Looking at the delightful and spontaneously fresh results they arrive at can be disheartening to anybody unfamiliar with watercolors. If it is going to take so long to master why should we, mere beginners, bother? What do we students stand to get out of it? Nothing but pain and frustration probably ...


But in fact this is not so. The nature of the watercolor media will serve you very well indeed if you are not over-concerned with an elaborate technique. Therefore once you understand its nature you can use it without fear and with great enjoyment.

 

What Is Watercolor?  Watercolor can be roughly divided into pure or trans­parent color and opaque color.

Watercolors are made with pure pigment mixed with gums or glues, usually gum arabic for transparent color and gums and emulsions for opaque color. The emulsions here would be egg yolk, casein and linseed oil and glue (parchment clippings). The gums would probably be a size made from rabbit skin, parchment clippings, gum arabic or gum tragacanth.

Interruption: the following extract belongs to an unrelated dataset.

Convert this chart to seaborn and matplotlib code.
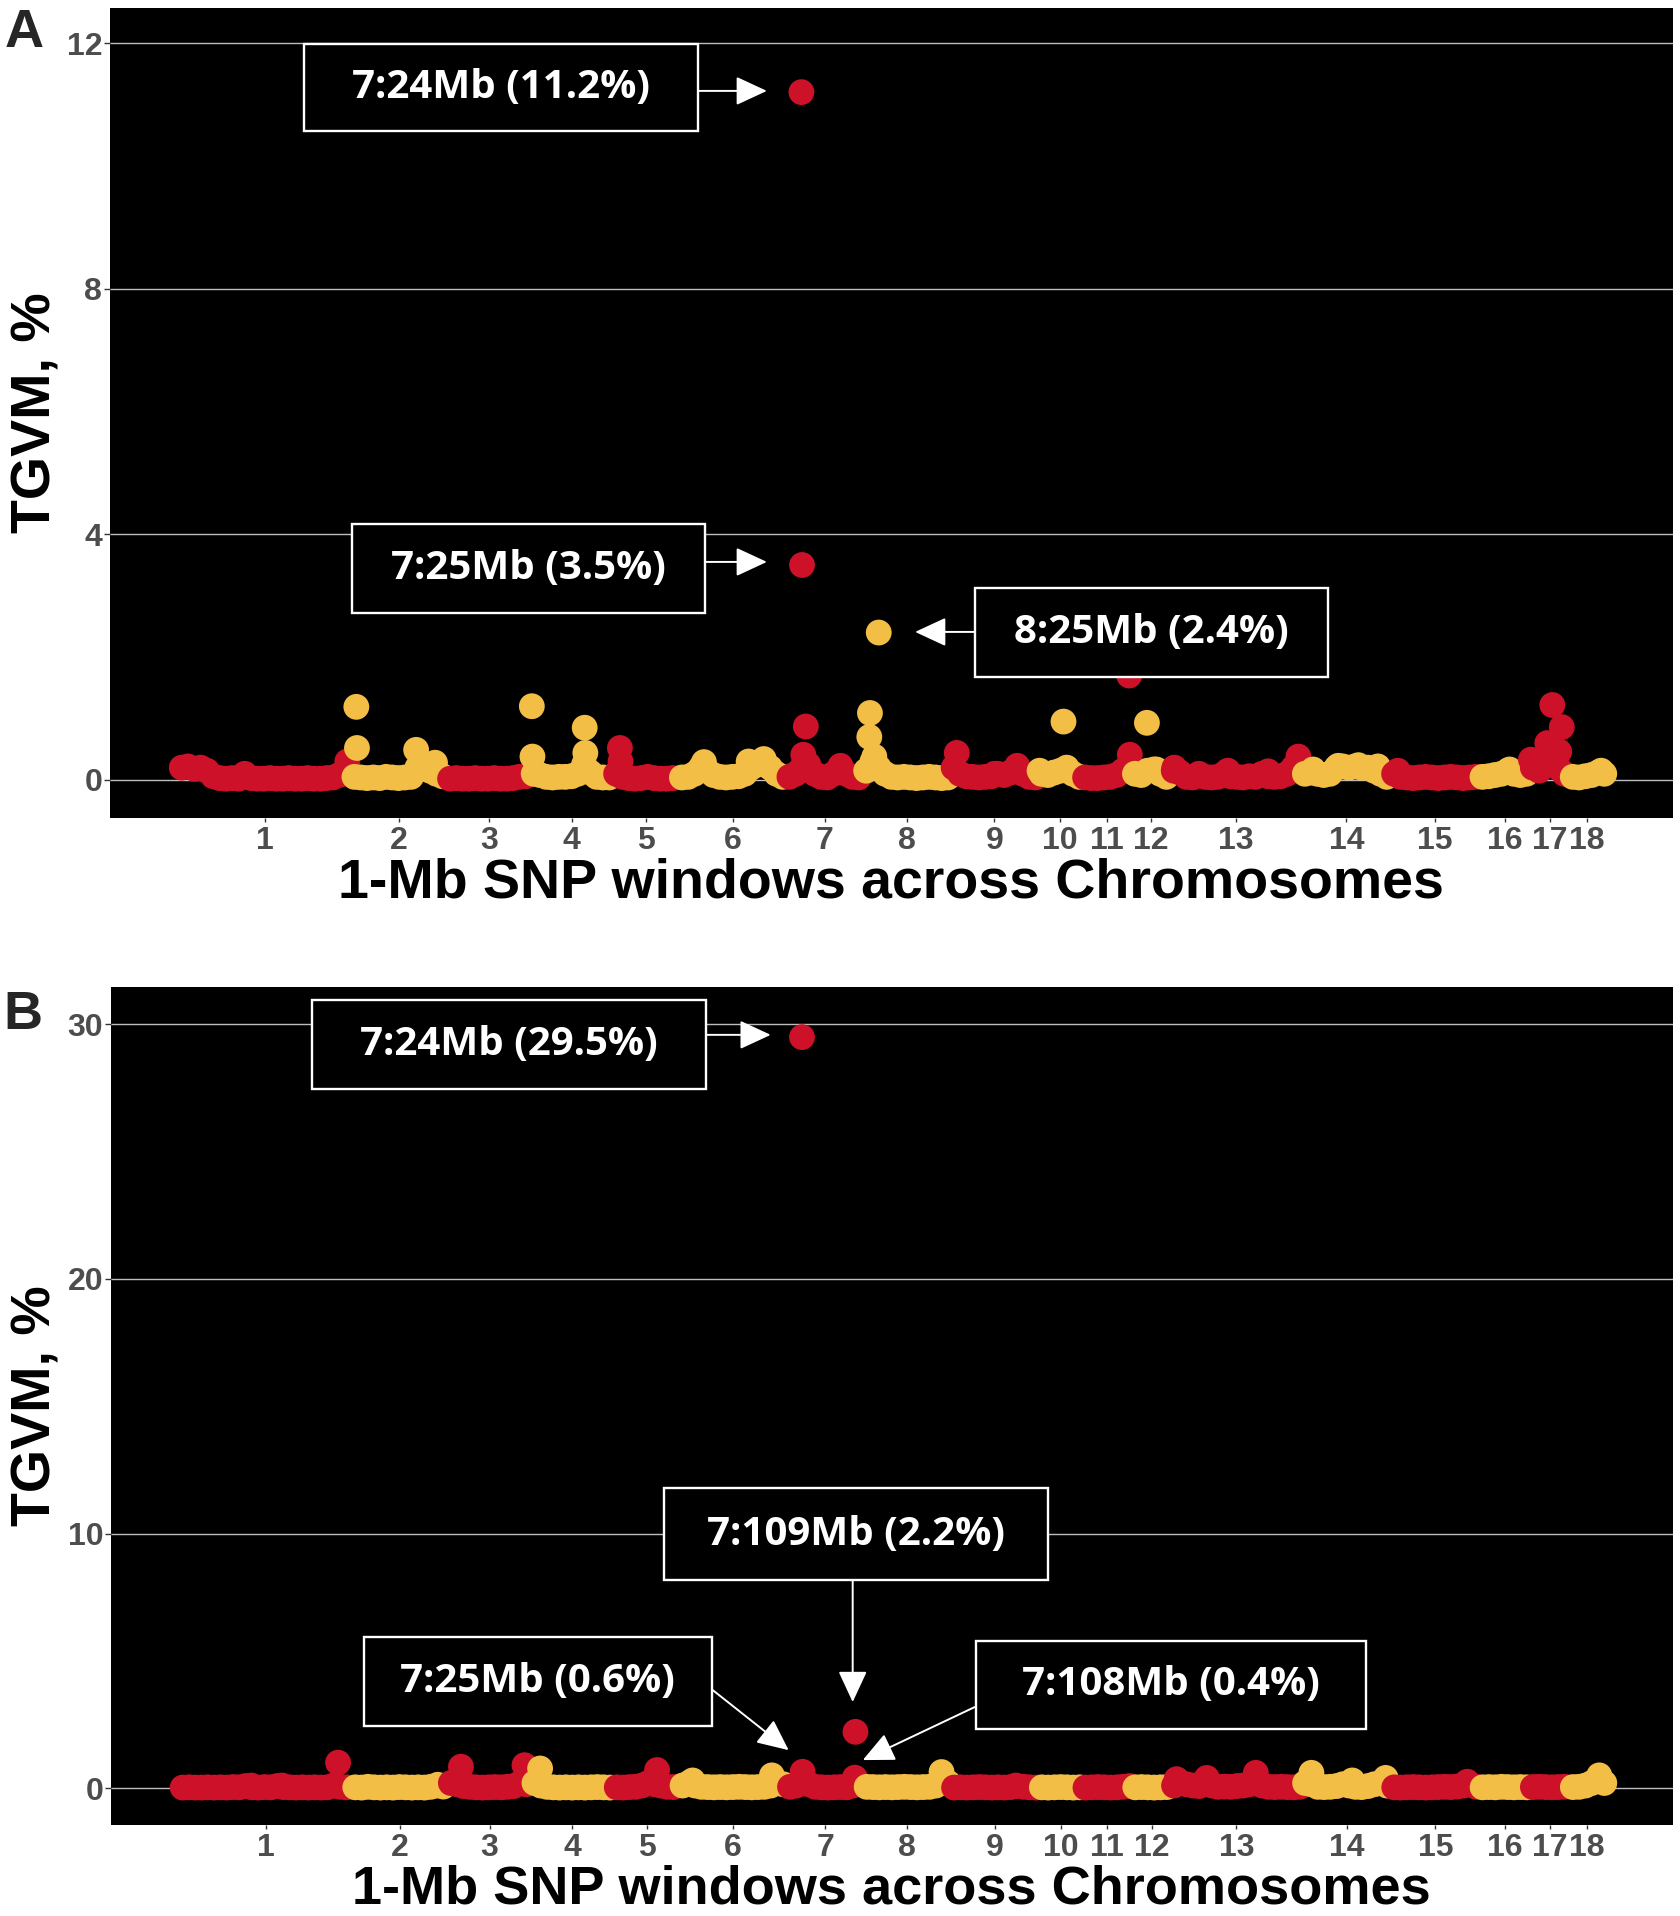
import numpy as np
import pandas as pd
import matplotlib
matplotlib.use("Agg")
import matplotlib.pyplot as plt
from matplotlib.patches import Rectangle
import seaborn as sns

sns.set_style("white")
plt.rcParams['font.family'] = ['Liberation Sans', 'DejaVu Sans']

# ---------------- data ----------------
chrom_labels = [str(i) for i in range(1, 19)]
chrom_len_mb = [274.33, 151.94, 132.85, 130.91, 104.53, 170.84, 121.84, 138.97, 139.51,
                69.36, 79.17, 61.60, 208.33, 141.76, 140.41, 79.94, 63.49, 55.98]

# background windows (one value per 10-Mb step, starting 5 Mb), panel A
baseA = [
    [0.2, 0.22, 0.18, 0.2, 0.15, 0.06, 0.03, 0.02, 0.03, 0.02, 0.1, 0.03, 0.02, 0.02, 0.03, 0.02, 0.02, 0.03, 0.02, 0.02, 0.03, 0.02, 0.02, 0.03, 0.04, 0.08, 0.12],
    [0.05, 0.04, 0.03, 0.04, 0.03, 0.05, 0.04, 0.03, 0.04, 0.05, 0.2, 0.25, 0.15, 0.1, 0.06],
    [0.02, 0.03, 0.02, 0.02, 0.03, 0.02, 0.02, 0.03, 0.02, 0.02, 0.03, 0.05, 0.06],
    [0.1, 0.08, 0.05, 0.04, 0.05, 0.05, 0.06, 0.1, 0.25, 0.12, 0.05, 0.04, 0.04],
    [0.1, 0.05, 0.03, 0.02, 0.03, 0.05, 0.03, 0.02, 0.02, 0.03],
    [0.04, 0.05, 0.1, 0.2, 0.15, 0.08, 0.05, 0.04, 0.05, 0.06, 0.1, 0.2, 0.25, 0.28, 0.2, 0.1, 0.05],
    [0.05, 0.1, 0.2, 0.25, 0.1, 0.05, 0.04, 0.1, 0.2, 0.1, 0.05, 0.04],
    [0.15, 0.3, 0.2, 0.1, 0.05, 0.04, 0.05, 0.04, 0.03, 0.04, 0.05, 0.04, 0.03, 0.04],
    [0.2, 0.1, 0.06, 0.05, 0.04, 0.05, 0.06, 0.1, 0.08, 0.12, 0.15, 0.1, 0.05, 0.04],
    [0.1, 0.08, 0.12, 0.15, 0.2, 0.1, 0.05],
    [0.04, 0.03, 0.03, 0.04, 0.05, 0.08, 0.15, 0.2],
    [0.1, 0.08, 0.15, 0.17, 0.1, 0.05],
    [0.15, 0.12, 0.05, 0.04, 0.08, 0.05, 0.04, 0.05, 0.1, 0.06, 0.05, 0.04, 0.06, 0.05, 0.1, 0.06, 0.05, 0.06, 0.1, 0.2, 0.15],
    [0.1, 0.12, 0.1, 0.08, 0.1, 0.2, 0.22, 0.2, 0.22, 0.2, 0.2, 0.15, 0.1, 0.05],
    [0.1, 0.05, 0.04, 0.03, 0.04, 0.05, 0.04, 0.03, 0.04, 0.05, 0.04, 0.03, 0.04, 0.05],
    [0.05, 0.06, 0.08, 0.1, 0.15, 0.1, 0.08, 0.1],
    [0.2, 0.15, 0.25, 0.3, 0.2, 0.1],
    [0.05, 0.04, 0.06, 0.08, 0.12, 0.1],
]
peakA_chr = [1, 2, 2, 2, 2, 4, 4, 4, 4, 5, 5, 6, 6, 6, 7, 7, 7, 7, 7, 8, 8, 8, 8, 9, 9, 9, 10, 10, 10,
             11, 11, 12, 12, 13, 13, 13, 13, 13, 14, 14, 14, 14, 15, 16, 17, 17, 17, 17, 17, 18]
peakA_pos = [268, 8, 9, 103, 133, 2, 3, 86, 87, 11, 12, 40, 111, 135, 27, 31, 86, 24, 25, 10, 11, 18, 25,
             10, 70, 106, 2, 40, 45, 75, 76, 24, 39, 6, 45, 91, 155, 203, 18, 58, 90, 121, 11, 48,
             2, 28, 47, 51, 36, 50]
peakA_val = [0.3, 1.19, 0.52, 0.49, 0.28, 1.2, 0.38, 0.85, 0.44, 0.52, 0.3, 0.29, 0.3, 0.34,
             0.41, 0.87, 0.23, 11.2, 3.5, 0.7, 1.09, 0.38, 2.4, 0.44, 0.1, 0.23, 0.15, 0.95, 0.18,
             1.7, 0.41, 0.93, 0.17, 0.2, 0.1, 0.15, 0.14, 0.38, 0.17, 0.23, 0.24, 0.22, 0.15, 0.17,
             0.33, 0.6, 0.46, 0.86, 1.22, 0.15]

baseB = [
    [0.02, 0.03, 0.02, 0.02, 0.03, 0.02, 0.03, 0.02, 0.04, 0.03, 0.08, 0.03, 0.02, 0.04, 0.03, 0.08, 0.04, 0.03, 0.02, 0.03, 0.02, 0.03, 0.02, 0.03, 0.1, 0.05, 0.03],
    [0.03, 0.02, 0.05, 0.03, 0.02, 0.03, 0.02, 0.04, 0.03, 0.02, 0.03, 0.02, 0.05, 0.1, 0.06],
    [0.2, 0.15, 0.08, 0.05, 0.03, 0.02, 0.03, 0.04, 0.03, 0.05, 0.08, 0.2, 0.15],
    [0.2, 0.1, 0.05, 0.03, 0.02, 0.03, 0.02, 0.03, 0.02, 0.03, 0.04, 0.03, 0.02],
    [0.03, 0.02, 0.04, 0.05, 0.1, 0.2, 0.15, 0.1, 0.05, 0.04],
    [0.1, 0.2, 0.1, 0.05, 0.04, 0.03, 0.04, 0.03, 0.04, 0.05, 0.04, 0.03, 0.04, 0.05, 0.1, 0.2, 0.15],
    [0.05, 0.1, 0.2, 0.15, 0.05, 0.03, 0.02, 0.03, 0.04, 0.03, 0.1, 0.15],
    [0.05, 0.04, 0.03, 0.04, 0.03, 0.04, 0.05, 0.04, 0.03, 0.04, 0.05, 0.1, 0.3, 0.2],
    [0.02, 0.03, 0.02, 0.03, 0.04, 0.03, 0.02, 0.03, 0.02, 0.04, 0.08, 0.05, 0.03, 0.02],
    [0.03, 0.02, 0.03, 0.04, 0.03, 0.02, 0.03],
    [0.02, 0.03, 0.04, 0.03, 0.02, 0.03, 0.05, 0.08],
    [0.03, 0.04, 0.03, 0.02, 0.03, 0.04],
    [0.1, 0.2, 0.15, 0.1, 0.08, 0.15, 0.1, 0.05, 0.06, 0.05, 0.08, 0.1, 0.15, 0.2, 0.1, 0.05, 0.04, 0.05, 0.04, 0.03, 0.05],
    [0.2, 0.15, 0.05, 0.04, 0.05, 0.08, 0.15, 0.1, 0.05, 0.04, 0.08, 0.15, 0.2, 0.1],
    [0.03, 0.02, 0.03, 0.04, 0.03, 0.02, 0.03, 0.04, 0.05, 0.04, 0.06, 0.1, 0.15, 0.05],
    [0.03, 0.04, 0.03, 0.05, 0.04, 0.03, 0.04, 0.03],
    [0.04, 0.05, 0.04, 0.03, 0.04, 0.05],
    [0.04, 0.05, 0.1, 0.2, 0.3, 0.2],
]
peakB_chr = [1, 1, 1, 2, 3, 3, 4, 5, 6, 6, 7, 7, 7, 7, 8, 9, 13, 13, 13, 14, 14, 14, 15, 18]
peakB_pos = [114, 163, 252, 136, 21, 122, 14, 69, 21, 147, 24, 25, 108, 109, 124, 103, 9, 57, 135, 15, 80, 133, 121, 47]
peakB_val = [0.1, 0.1, 1.0, 0.13, 0.84, 0.9, 0.77, 0.71, 0.3, 0.5, 29.5, 0.64, 0.41, 2.21, 0.63, 0.1,
             0.35, 0.4, 0.6, 0.6, 0.3, 0.4, 0.25, 0.5]

RED = '#CC1128'
YEL = '#F2BE45'

offsets = np.concatenate([[0], np.cumsum(chrom_len_mb)[:-1]])
mids = offsets + np.array(chrom_len_mb) / 2


def build(base, pchr, ppos, pval):
    xs, ys, gs = [], [], []
    for i in range(18):
        grp = 'odd' if (i + 1) % 2 == 1 else 'even'
        pos = 5 + 10 * np.arange(len(base[i]))
        for p, v in zip(pos, base[i]):
            xs.append(offsets[i] + p); ys.append(v); gs.append(grp)
        for c, p, v in zip(pchr, ppos, pval):
            if c == i + 1:
                xs.append(offsets[i] + p); ys.append(v); gs.append(grp)
    return pd.DataFrame({'pos': xs, 'tgvm': ys, 'grp': gs})


dfA = build(baseA, peakA_chr, peakA_pos, peakA_val)
dfB = build(baseB, peakB_chr, peakB_pos, peakB_val)

# ---------------- figure ----------------
W, H = 1680, 1916
fig = plt.figure(figsize=(W / 100, H / 100), dpi=100)
axA = fig.add_axes([110 / W, 1 - 818 / H, 1563 / W, 810 / H])
axB = fig.add_axes([111 / W, 1 - 1825 / H, 1562 / W, 838 / H])

TICK_COL = '#4D4D4D'
ANN_FONT = ['Open Sans', 'DejaVu Sans']


def style(ax, df, ylim, yticks, xpad):
    ax.set_facecolor('black')
    sns.scatterplot(data=df, x='pos', y='tgvm', hue='grp', palette={'odd': RED, 'even': YEL},
                    s=345, linewidth=0, legend=False, ax=ax, zorder=3)
    ax.set_xlim(-109, 2374)
    ax.set_ylim(*ylim)
    ax.set_yticks(yticks)
    ax.set_yticklabels([str(t) for t in yticks])
    ax.set_xticks(mids)
    ax.set_xticklabels(chrom_labels)
    ax.yaxis.grid(True, color='#BDBDBD', lw=1.0, zorder=1)
    ax.xaxis.grid(False)
    ax.set_axisbelow(True)
    for s in ax.spines.values():
        s.set_visible(False)
    ax.tick_params(axis='y', length=4, width=1, color='#333333', pad=1.5,
                   labelsize=23, labelcolor=TICK_COL, left=True)
    ax.tick_params(axis='x', length=3, width=1, color='#333333', pad=xpad,
                   labelsize=23, labelcolor=TICK_COL, bottom=True)
    for lab in ax.get_xticklabels() + ax.get_yticklabels():
        lab.set_fontweight('bold')
    ax.set_xlabel('')
    ax.set_ylabel('')


style(axA, dfA, (-0.62, 12.57), [0, 4, 8, 12], 2.9)
style(axB, dfB, (-1.45, 31.47), [0, 10, 20, 30], 2.5)


def box(ax, x0, x1, y0, y1, text):
    ax.add_patch(Rectangle((x0, y0), x1 - x0, y1 - y0, facecolor='black', edgecolor='white',
                           lw=1.7, zorder=6))
    ax.text((x0 + x1) / 2, (y0 + y1) / 2, text, color='white', fontsize=29, fontweight='bold',
            family=ANN_FONT, ha='center', va='center', zorder=7)


def arrow(ax, tail, tip):
    ax.annotate('', xy=tip, xytext=tail, xycoords='data', textcoords='data',
                arrowprops=dict(arrowstyle='-|>,head_length=0.97,head_width=0.45', mutation_scale=20,
                                color='white', lw=1.4, shrinkA=0, shrinkB=0),
                zorder=7)


# panel A annotations
box(axA, 199.2, 825.4, 10.57, 11.99, '7:24Mb (11.2%)')
arrow(axA, (826.7, 11.22), (934.5, 11.22))
box(axA, 275.3, 836.4, 2.72, 4.17, '7:25Mb (3.5%)')
arrow(axA, (836.4, 3.55), (934.5, 3.55))
box(axA, 1265.3, 1826.1, 1.68, 3.13, '8:25Mb (2.4%)')
arrow(axA, (1265.3, 2.41), (1170.0, 2.41))

# panel B annotations
box(axB, 210.4, 836.4, 27.47, 30.96, '7:24Mb (29.5%)')
arrow(axB, (838.0, 29.59), (939.7, 29.59))
box(axB, 769.6, 1379.8, 8.17, 11.79, '7:109Mb (2.2%)')
arrow(axB, (1070.0, 8.17), (1070.0, 3.38))
box(axB, 293.0, 845.9, 2.44, 5.93, '7:25Mb (0.6%)')
arrow(axB, (847.5, 3.85), (968.2, 1.49))
box(axB, 1265.3, 1886.5, 2.32, 5.78, '7:108Mb (0.4%)')
arrow(axB, (1263.7, 3.18), (1086.1, 1.10))

# titles and panel letters
for yb, fs in ((898, 40), (1903, 39)):
    fig.text(891 / W, 1 - yb / H, '1-Mb SNP windows across Chromosomes', ha='center',
             va='baseline', fontsize=fs, fontweight='bold', color='black')
for yc in (413, 1406):
    fig.text(37 / W, 1 - yc / H, 'TGVM, %', rotation=90, ha='center', va='center',
             fontsize=40, fontweight='bold', color='black')
fig.text(24 / W, 1 - 47 / H, 'A', ha='center', va='baseline', fontsize=39, fontweight='bold')
fig.text(23 / W, 1 - 1029 / H, 'B', ha='center', va='baseline', fontsize=39, fontweight='bold')

fig.savefig('out.png', dpi=100, facecolor='white')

All the colors used in painting start off first as a powder made from a vegetable or mineral base. If you add water to the powder, you could produce washes and paint with them. However, when they are dried, the color would return to being powder and fall off.

To hold the powder together and cause it to stick permanently to the paper or canvas you have to use a binder in order to fix them. In watercolors you use those binders that will dissolve in water, i.e. glues and emulsions. In oil paint you bind the pigments with oils and these are dissolved in turpentine.

Pastels come in powder form too. The binder is usually gum tragacanth. They are rolled out into sticks and left to dry.

White is not used in transparent watercolor. The paper itself acts as the white. You will see that the more fluidly you handle transparent watercolor, the more brilliant are your results; and in any pure white passages the paper is left untouched. The more you over-paint the less brilliant your work becomes.

With opaque watercolor it is different. You can use opaque colors transparently or not as you wish, by thinning with more water. White can be used constantly for over-painting and for reworking any passages. Most opaque color has a white base added to it and in the cheaper variety this tends to become chalky and dead-looking.